The case went unsolved until police received a tip-off incriminating the six suspects, who were aged between 18 and 20. The police investigation thereafter focused exclusively on finding evidence that pointed to their guilt.

A new investigation into the case found that the confessions of the three women had been made under duress and were unreliable. Police showed them photographs of the crime scene which were later used in evidence against them.

The investigation team were also found to have withheld statements from witnesses which could have acquitted the six, while two girls who provided a possible alibi for one of the suspects were investigated on suspicion of perjury.

Forensic experts re-examined blood evidence from the scene which indicated the killer was a man of south-east Asian origin, a profile none of the six suspects fitted.

Law psychology lecturer Peter van Koppen, who examined the case with a team of student researchers at Amsterdam’s Vrije Universiteit (VU), told the Nieuwsuur TV show that some of the evidence in the case was ‘bizarre’.

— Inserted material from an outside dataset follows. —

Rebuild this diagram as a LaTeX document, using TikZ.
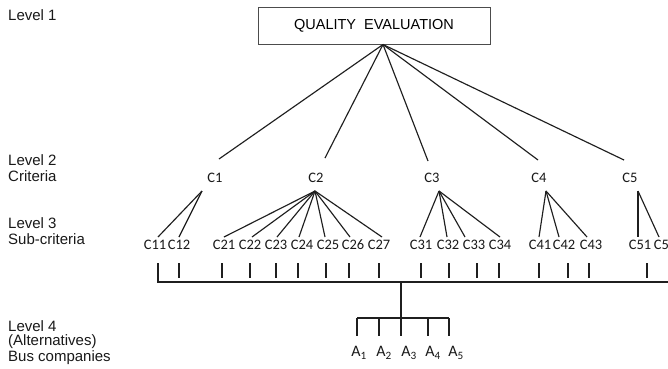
\documentclass[tikz,border=0pt]{standalone}
\usepackage{fontspec}
\setmainfont{Liberation Sans}
\newfontfamily\cfont{Carlito}
\begin{document}
\begin{tikzpicture}[x=1pt,y=-1pt,
  lbl/.style={anchor=west,inner sep=0pt,font=\fontsize{15}{16}\selectfont,text=black!90},
  cl/.style={inner sep=0pt,font=\cfont\fontsize{14.5}{15}\selectfont,text=black!90},
  al/.style={inner sep=0pt,font=\cfont\fontsize{16}{16}\selectfont,text=black!90},
  ln/.style={line width=1.15pt,draw=black!88},
  tk/.style={line width=1.15pt,draw=black!88}]
\useasboundingbox (0,0) rectangle (668,368);
\clip (0,0) rectangle (668,368);
\fill[white] (0,0) rectangle (668,368);

% left labels
\node[lbl] (l1) at (8,15) {Level 1};
\node[lbl] (l2a) at (8,160) {Level 2};
\node[lbl] (l2b) at (8,176) {Criteria};
\node[lbl] (l3a) at (8,223) {Level 3};
\node[lbl] (l3b) at (8,239) {Sub-criteria};
\node[lbl] (l4a) at (8,326) {Level 4};
\node[lbl] (l4b) at (8,342) {(Alternatives)};
\node[lbl] (l4c) at (8,358) {Bus companies};

% title
\node[draw=black!70,line width=1pt,minimum width=232pt,minimum height=37pt,inner sep=0pt,
  font=\fontsize{14.5}{16}\selectfont,text=black] (top) at (374,25.5) {QUALITY\ \ EVALUATION};
\coordinate (apex) at (383,44.5);

% level 2
\node[cl] (C1) at (215,178) {C1};
\node[cl] (C2) at (316,178) {C2};
\node[cl] (C3) at (432,178) {C3};
\node[cl] (C4) at (539,178) {C4};
\node[cl] (C5) at (630,178) {C5};
\coordinate (t1) at (219,159);
\coordinate (t2) at (325,158);
\coordinate (t3) at (428,161);
\coordinate (t4) at (538,160);
\coordinate (t5) at (624,160);
\foreach \i in {1,...,5} \draw[ln] (apex) -- (t\i);

\coordinate (b1) at (202,191);
\coordinate (b2) at (315,191);
\coordinate (b3) at (439,191);
\coordinate (b4) at (546,191);
\coordinate (b5) at (638,191);

% level 3 labels
\foreach \n/\x in {C11/155,C12/179,C21/224,C22/250,C23/276,C24/302,C25/328,C26/353,C27/379,
  C31/421,C32/448,C33/474,C34/500,C41/540,C42/564,C43/591,C51/640,C52/665}
  \node[cl] (\n) at (\x,245) {\n};

% sub-criteria connectors
\foreach \p/\x in {b1/158,b1/179,
  b2/224,b2/252,b2/277,b2/299,b2/325,b2/350,b2/382,
  b3/420,b3/447,b3/465,b3/500,
  b4/539,b4/559,b4/587,
  b5/638,b5/659}
  \draw[ln] (\p) -- (\x,237);

% ticks
\foreach \x in {179,222,250,276,298,326,349,379,421,449,477,499,539,568,589,647}
  \draw[tk] (\x,263) -- (\x,278);
\coordinate (h0) at (158,263);
\coordinate (h1) at (158,282);
\coordinate (h2) at (668,282);
\draw[ln] (h0) -- (h1) -- (h2);

% alternatives
\coordinate (s0) at (401,282);
\coordinate (s1) at (401,318);
\draw[ln] (s0) -- (s1);
\coordinate (bl) at (357,318);
\coordinate (br) at (449,318);
\draw[ln] (bl) -- (br);
\foreach \x in {357,379,401,428,449}
  \draw[tk] (\x,318) -- (\x,336);

\node[al] (A1) at (359,353) {A\textsubscript{1}};
\node[al] (A2) at (384,353) {A\textsubscript{2}};
\node[al] (A3) at (409,353) {A\textsubscript{3}};
\node[al] (A4) at (433,353) {A\textsubscript{4}};
\node[al] (A5) at (456,353) {A\textsubscript{5}};
\end{tikzpicture}
\end{document}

The women’s confessions included the detail that banknotes had been stolen from the gambling machines, even though the equipment is coin-operated.

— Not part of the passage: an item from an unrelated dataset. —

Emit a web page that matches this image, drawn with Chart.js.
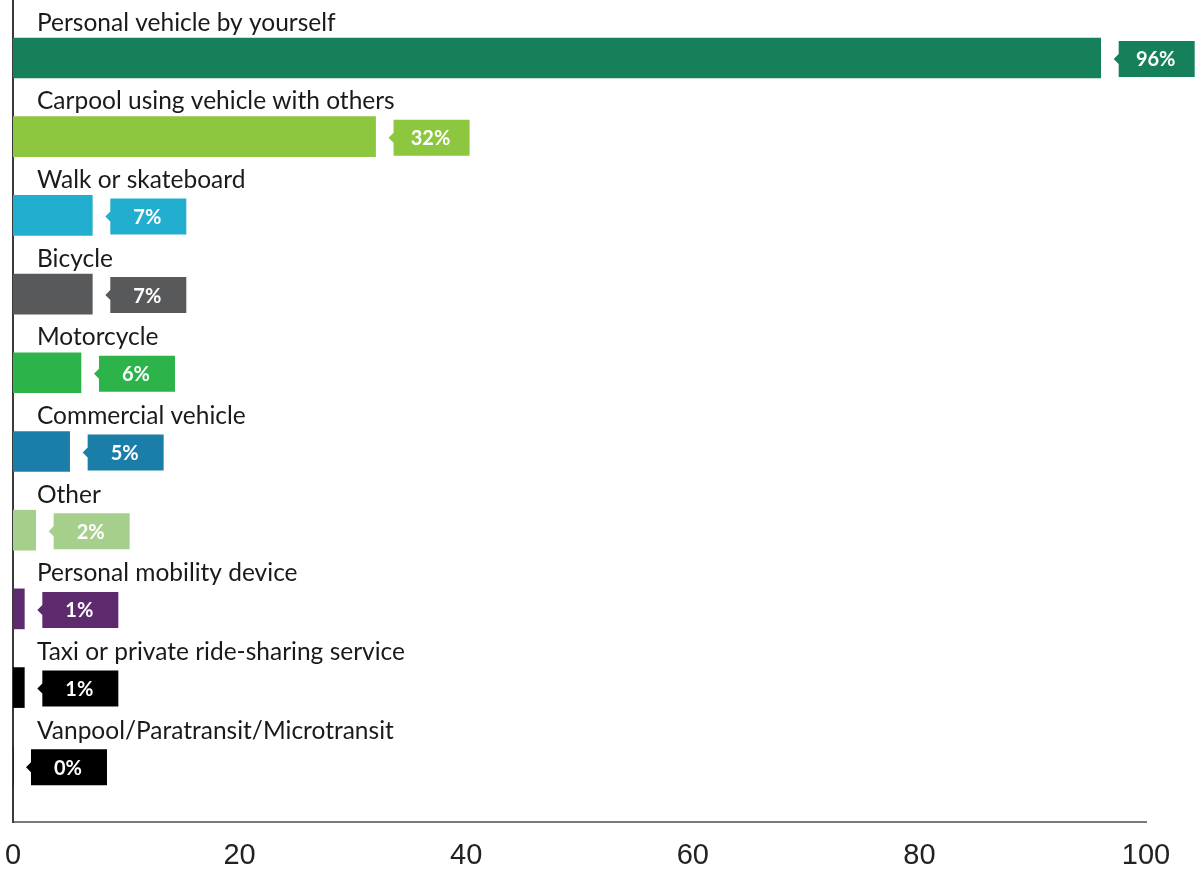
<!DOCTYPE html>
<html>
<head>
<meta charset="utf-8">
<script src="https://cdn.jsdelivr.net/npm/chart.js@4/dist/chart.umd.min.js"></script>
<style>
  html, body { margin: 0; padding: 0; background: #ffffff; }
  #wrap { width: 1196px; height: 875px; }
</style>
</head>
<body>
<div id="wrap"><canvas id="chart" width="1196" height="875"></canvas></div>
<script>
// Travel modes and the share of respondents using each (percent)
const categories = [
  'Personal vehicle by yourself',
  'Carpool using vehicle with others',
  'Walk or skateboard',
  'Bicycle',
  'Motorcycle',
  'Commercial vehicle',
  'Other',
  'Personal mobility device',
  'Taxi or private ride-sharing service',
  'Vanpool/Paratransit/Microtransit'
];
const shares = [96, 32, 7, 7, 6, 5, 2, 1, 1, 0];
const valueLabels = ['96%', '32%', '7%', '7%', '6%', '5%', '2%', '1%', '1%', '0%'];
const barColors = [
  '#16805b', '#8dc63f', '#22aecf', '#58595b', '#2cb34a',
  '#1b7ea8', '#a6cf8b', '#5c2a6d', '#000000', '#000000'
];
const xTicks = [0, 20, 40, 60, 80, 100];

// Category name above each bar and a value tag with a left-pointing notch after it
const annotate = {
  id: 'annotate',
  afterDatasetsDraw(chart) {
    const ctx = chart.ctx;
    const meta = chart.getDatasetMeta(0);
    const left = chart.chartArea.left;
    ctx.save();
    meta.data.forEach((bar, i) => {
      const cy = bar.y;
      // category name
      ctx.font = '24.5px Lato, "Open Sans", sans-serif';
      ctx.fillStyle = '#1a1a1a';
      ctx.textAlign = 'left';
      ctx.textBaseline = 'alphabetic';
      ctx.fillText(categories[i], left + 24, cy - 27.5);

      // value tag
      const bx = bar.x + 18, bw = 76, bh = 36, by = cy + 1 - bh / 2;
      ctx.fillStyle = barColors[i];
      ctx.beginPath();
      ctx.moveTo(bx, by);
      ctx.lineTo(bx + bw, by);
      ctx.lineTo(bx + bw, by + bh);
      ctx.lineTo(bx, by + bh);
      ctx.lineTo(bx, cy + 1 + 5);
      ctx.lineTo(bx - 5, cy + 1);
      ctx.lineTo(bx, cy + 1 - 5);
      ctx.closePath();
      ctx.fill();

      ctx.font = 'bold 20px Lato, "Open Sans", sans-serif';
      ctx.fillStyle = '#ffffff';
      ctx.textAlign = 'center';
      ctx.textBaseline = 'middle';
      ctx.fillText(valueLabels[i], bx + bw / 2 - 1, cy + 2);
    });
    ctx.restore();
  }
};

new Chart(document.getElementById('chart'), {
  type: 'bar',
  data: {
    datasets: [{
      data: shares.map((v, i) => ({ x: v, y: i })),
      backgroundColor: barColors,
      borderWidth: 0,
      barThickness: 40
    }]
  },
  options: {
    indexAxis: 'y',
    responsive: false,
    animation: false,
    layout: { padding: { left: 13, right: 50, top: 0, bottom: 0 } },
    plugins: { legend: { display: false }, tooltip: { enabled: false } },
    scales: {
      x: {
        type: 'linear',
        min: 0,
        max: 100,
        afterBuildTicks(scale) { scale.ticks = xTicks.map(v => ({ value: v })); },
        afterFit(scale) {
          scale.height = 53;
          scale.paddingLeft = 0;
          scale.paddingRight = 0;
        },
        grid: { display: false, drawTicks: false },
        border: { display: true, color: '#7a7a7a', width: 2 },
        ticks: {
          padding: 17,
          color: '#222222',
          font: { family: '"Liberation Sans", Arial, sans-serif', size: 29 }
        }
      },
      y: {
        type: 'linear',
        reverse: true,
        offset: false,
        min: -0.737,
        max: 9.708,
        afterFit(scale) { scale.width = 0; },
        grid: { display: false, drawTicks: false, offset: false },
        border: { display: true, color: '#3a3a3a', width: 2 },
        ticks: { display: false }
      }
    }
  },
  plugins: [annotate]
});
</script>
</body>
</html>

The case marks the first time that the country’s senior prosecutor, rather than a defence lawyer, has asked the Supreme Court to reopen a case because of concerns that the convictions were unsafe.

He told the Supreme Court that ‘serious consideration must be given to the possibility’ that the convicted six had suffered a miscarriage of justice.

Geert-Jan Knoops, who represents the three male suspects, said the case was ‘shocking’. He added: ‘The number of miscarriages of justice in the Netherlands may be far higher than we have been inclined to think.’